Property managers are frequently surprised to learn that insulation upgrades require permits, licensed contractors, and post-installation inspections. This is not optional. Skipping it puts your manufacturer warranty at risk and exposes you to code non-compliance liability. We see this regularly in the field: a building owner replaced insulation during a re-roof, did not pull a permit, and later could not make a warranty claim because the work was undocumented.
Flashing failures are treated as installation errors in most post-mortem analyses, and that is accurate. But the deeper problem is that flashing is rarely specified with enough detail in the contract documents. When a contractor is handed vague flashing requirements, they default to minimum-gauge material and field-fabricated shapes. The result is a connection that looks complete at inspection but begins separating within a few seasonal cycles.
The other mistake we see consistently is treating moisture control as an afterthought. Property managers in mixed climates sometimes install Class I vapor retarders because they are the "most protective" without accounting for the fact that a Class I retarder on the wrong side of the insulation traps moisture rather than blocking it. Vapor retarder class selection is a hygrothermal design decision, not a product selection from a catalog.
Review commercial roof inspection insights before your next re-roof project and ask your contractor to document the vapor retarder class, flashing gauge, and insulation R-value in writing. That documentation protects you at every future inspection, sale, or warranty claim.
Professional roofing services to protect your commercial investment
Understanding each roofing system component is valuable. Having a licensed team that specifies, installs, and documents every one of them correctly is what actually protects your building.
At Upstate Roofing, our commercial roofing team handles the full scope: roof repairs targeting flashing failures, membrane damage, and moisture intrusion, through to complete replacements with properly specified insulation and vapor retarder assemblies. We pull permits, coordinate inspections, and provide the documentation your roof warranty requires. Our drainage system installations are sized for your roof area and local rainfall intensity, not generic defaults. When you work with a licensed contractor who documents every component decision, you eliminate the gaps where most commercial roofing failures start.
Frequently asked questions
What is a vapor retarder and why is it important in commercial roofing?

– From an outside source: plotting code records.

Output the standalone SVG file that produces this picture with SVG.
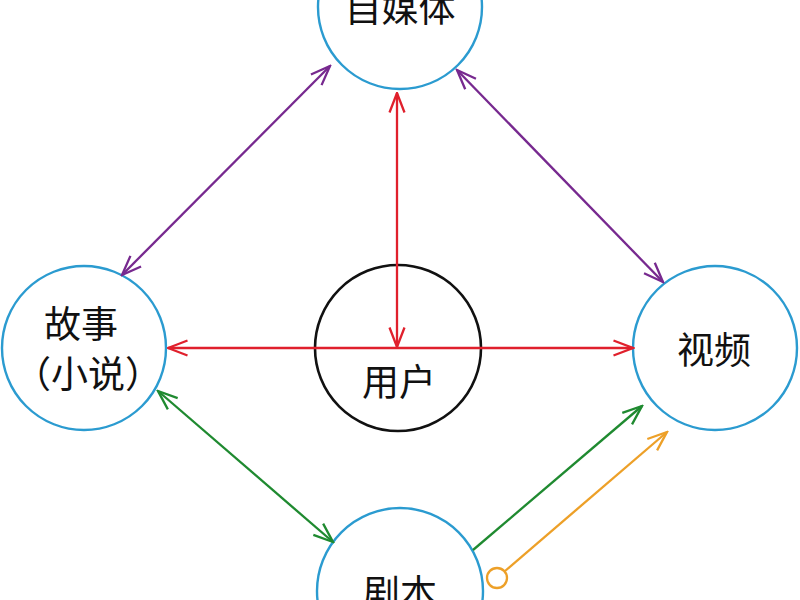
<svg xmlns="http://www.w3.org/2000/svg" width="800" height="600" viewBox="0 0 800 600">
<defs>
<style>
.node{fill:#fff;stroke:#2b9bd0;stroke-width:2.4}
.user{fill:#fff;stroke:#111;stroke-width:2.6}
.lbl{font-family:"Noto Sans CJK SC","Noto Sans",sans-serif;font-size:37px;fill:#111;text-anchor:middle}
.c{fill:none;stroke-width:2.3}
.red{stroke:#e0202c}
.pur{stroke:#77298f}
.grn{stroke:#1f8a30}
.org{stroke:#eda028}
</style>
<marker id="aRed" viewBox="0 0 22 18" refX="20.5" refY="9" markerWidth="22" markerHeight="18" markerUnits="userSpaceOnUse" orient="auto-start-reverse"><path d="M1,1.5 L20.5,9 L1,16.5" fill="none" stroke="#e0202c" stroke-width="2.3"/></marker>
<marker id="aPur" viewBox="0 0 22 18" refX="20.5" refY="9" markerWidth="22" markerHeight="18" markerUnits="userSpaceOnUse" orient="auto-start-reverse"><path d="M1,1.5 L20.5,9 L1,16.5" fill="none" stroke="#77298f" stroke-width="2.3"/></marker>
<marker id="aGrn" viewBox="0 0 22 18" refX="20.5" refY="9" markerWidth="22" markerHeight="18" markerUnits="userSpaceOnUse" orient="auto-start-reverse"><path d="M1,1.5 L20.5,9 L1,16.5" fill="none" stroke="#1f8a30" stroke-width="2.3"/></marker>
<marker id="aOrg" viewBox="0 0 22 18" refX="20.5" refY="9" markerWidth="22" markerHeight="18" markerUnits="userSpaceOnUse" orient="auto-start-reverse"><path d="M1,1.5 L20.5,9 L1,16.5" fill="none" stroke="#eda028" stroke-width="2.3"/></marker>
</defs>
<rect width="800" height="600" fill="#fff"/>
<g id="n-zimeiti"><circle class="node" cx="400" cy="7" r="82"/><text class="lbl" x="400" y="22">自媒体</text></g>
<g id="n-gushi"><circle class="node" cx="84" cy="348" r="82"/><text class="lbl" x="81" y="338">故事</text><text class="lbl" x="88" y="388">（小说）</text></g>
<g id="n-user"><circle class="user" cx="398" cy="348" r="83"/><text class="lbl" x="399" y="396">用户</text></g>
<g id="n-shipin"><circle class="node" cx="715" cy="348" r="82"/><text class="lbl" x="714" y="364">视频</text></g>
<g id="n-juben"><circle class="node" cx="400" cy="591" r="83"/><text class="lbl" x="400" y="607">剧本</text></g>
<g id="connectors">
<line class="c pur" x1="330" y1="66" x2="122" y2="275" marker-start="url(#aPur)" marker-end="url(#aPur)"/>
<line class="c pur" x1="457" y1="70" x2="663" y2="282" marker-start="url(#aPur)" marker-end="url(#aPur)"/>
<line class="c red" x1="397" y1="93" x2="397" y2="347" marker-start="url(#aRed)" marker-end="url(#aRed)"/>
<line class="c red" x1="168" y1="348" x2="633" y2="348" marker-start="url(#aRed)" marker-end="url(#aRed)"/>
<line class="c grn" x1="158" y1="391" x2="333" y2="542" marker-start="url(#aGrn)" marker-end="url(#aGrn)"/>
<line class="c grn" x1="473" y1="550" x2="642" y2="406" marker-end="url(#aGrn)"/>
<circle class="c org" cx="497" cy="578" r="10"/>
<line class="c org" x1="505" y1="571" x2="667" y2="432" marker-end="url(#aOrg)"/>
</g>
</svg>
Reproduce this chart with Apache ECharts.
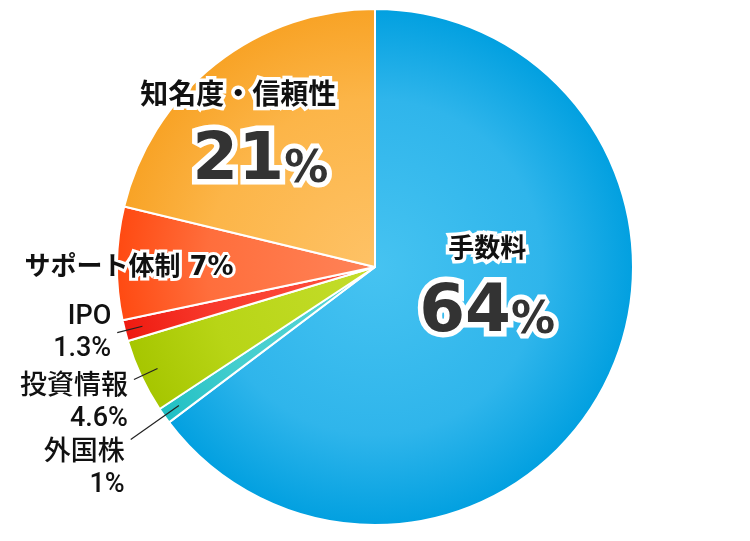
<!DOCTYPE html>
<html><head><meta charset="utf-8">
<script src="https://cdn.jsdelivr.net/npm/echarts@6/dist/echarts.min.js"></script>
<style>html,body{margin:0;padding:0;background:#fff}#c{width:750px;height:541px}</style>
</head><body><div id="c"></div>
<script>
// ---- data ----
const categories = ['手数料', '外国株', '投資情報', 'IPO', 'サポート体制', '知名度・信頼性'];
const values = [64, 1, 4.6, 1.3, 7, 21];

// ---- style ----
const CX = 375, CY = 267, R = 258, R_LINE = 240;
const SLICE_COLORS = [
  ['#46c3f1', '#2fb5eb', '#02a0e0'],
  ['#5ad6d6', '#44cece', '#20bfc4'],
  ['#c4dd2c', '#b8d516', '#a6c600'],
  ['#ff5540', '#f8392c', '#ee1a10'],
  ['#ff8358', '#ff6e3c', '#ff4a12'],
  ['#fec266', '#fcb548', '#f8a326']
];
// label kind per slice: 'big', 'inline', 'outside'
const LABEL_KIND = ['big', 'outside', 'outside', 'outside', 'inline', 'big2'];
const INSIDE_SHIFT = { 0: [-6, -39], 4: [-114, 3], 5: [-33, -30] };
const OUTSIDE_LINE_LEN = { 1: 59, 2: 26, 3: 26 };
const OUTSIDE_SHIFT = { 1: [0, 30], 2: [0, 24], 3: [0, 1] };

const NUM_FONT = "'DejaVu Sans', 'Noto Sans CJK JP'";
const CJK_FONT = "'Noto Sans CJK JP', 'DejaVu Sans'";
const richBig = {
  n: { fontFamily: CJK_FONT, fontWeight: 'bold', fontSize: 26, lineHeight: 39, color: '#111',
       textBorderColor: '#fff', textBorderWidth: 7 },
  n2: { fontFamily: CJK_FONT, fontWeight: 'bold', fontSize: 28, lineHeight: 44, color: '#111',
       textBorderColor: '#fff', textBorderWidth: 7, padding: [0, 44, 0, 0] },
  v: { fontFamily: NUM_FONT, fontWeight: 'bold', fontSize: 66, lineHeight: 80, color: '#333',
       textBorderColor: '#fff', textBorderWidth: 11, verticalAlign: 'bottom' },
  p: { fontFamily: NUM_FONT, fontWeight: 'bold', fontSize: 44, lineHeight: 80, color: '#333',
       textBorderColor: '#fff', textBorderWidth: 10, verticalAlign: 'bottom', padding: [0, 0, 3, 0] }
};

function grad(c) {
  return { type: 'radial', x: CX, y: CY, r: R, global: true,
    colorStops: [{ offset: 0, color: c[0] }, { offset: 0.65, color: c[1] }, { offset: 1, color: c[2] }] };
}

function mainLabel(i) {
  const k = LABEL_KIND[i];
  if (k === 'big' || k === 'big2') {
    const nm = k === 'big' ? 'n' : 'n2';
    return { show: true, position: 'inside',
      formatter: p => '{' + nm + '|' + p.name + '}\n{v|' + p.value + '}{p|%}', rich: richBig };
  }
  if (k === 'inline') {
    return { show: true, position: 'inside', formatter: p => p.name + ' ' + p.value + '%',
      fontFamily: NUM_FONT, fontWeight: 'bold', fontSize: 26, color: '#111',
      textBorderColor: '#fff', textBorderWidth: 6 };
  }
  return { show: false };
}

function outsideLabel(i) {
  const show = LABEL_KIND[i] === 'outside';
  return {
    label: show ? { show: true, position: 'outside', formatter: '{b}\n{c}%',
      fontFamily: "Roboto, 'Noto Sans CJK JP'", fontWeight: 500, fontSize: 27, lineHeight: 32,
      color: '#111', distanceToLabelLine: 6 } : { show: false },
    labelLine: show ? { show: true, length: OUTSIDE_LINE_LEN[i], length2: 0,
      lineStyle: { color: '#222', width: 1.2 } } : { show: false }
  };
}

const chart = echarts.init(document.getElementById('c'), null, { renderer: 'canvas' });
chart.setOption({
  animation: false,
  series: [
    {
      type: 'pie', z: 2, center: [CX, CY], radius: [0, R], startAngle: 90, clockwise: true,
      avoidLabelOverlap: false, silent: true,
      itemStyle: { borderColor: '#fff', borderWidth: 2 },
      labelLine: { show: false },
      data: categories.map((name, i) => ({
        name, value: values[i], itemStyle: { color: grad(SLICE_COLORS[i]) }, label: mainLabel(i)
      })),
      labelLayout: p => {
        const s = INSIDE_SHIFT[p.dataIndex];
        return s ? { dx: s[0], dy: s[1], hideOverlap: false } : { hideOverlap: false };
      }
    },
    {
      type: 'pie', z: 5, center: [CX, CY], radius: [0, R_LINE], startAngle: 90, clockwise: true,
      avoidLabelOverlap: false, silent: true,
      itemStyle: { color: 'rgba(0,0,0,0)', borderWidth: 0 },
      data: categories.map((name, i) => Object.assign({ name, value: values[i] }, outsideLabel(i))),
      labelLayout: p => {
        const s = OUTSIDE_SHIFT[p.dataIndex];
        return s ? { dx: s[0], dy: s[1], hideOverlap: false } : { hideOverlap: false };
      }
    }
  ]
});
</script></body></html>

A vapor retarder limits water vapor diffusion through the roof assembly to prevent condensation from forming within the insulation layer. Correct placement per ASTM E96 permeance ratings is critical because a misplaced retarder can trap moisture and compromise insulation performance.
What types of flashing are used in commercial roofing?
Common types include step, counter, valley, pipe boot, and drip edge flashing. Each type seals transitions and penetrations to maintain watertight integrity across the roof assembly.
Why are roof drainage components like drains and scuppers important?
They remove water from flat and low-slope roofs before ponding accelerates membrane degradation. Proper sizing and membrane flashing quality around each component determines whether your drainage system performs or fails during heavy rain events.
Do commercial roof insulation upgrades require permits?
Yes. Insulation changes require permits, licensed contractors, and inspections to confirm code compliance and protect manufacturer warranty coverage.
How can a property manager ensure roofing components comply with local codes?
Verify climate zone-specific R-value and vapor retarder requirements, follow IRC and IBC standards for material specifications, and confirm that model code underlayment requirements are met by using licensed contractors who pull and close permits for all work.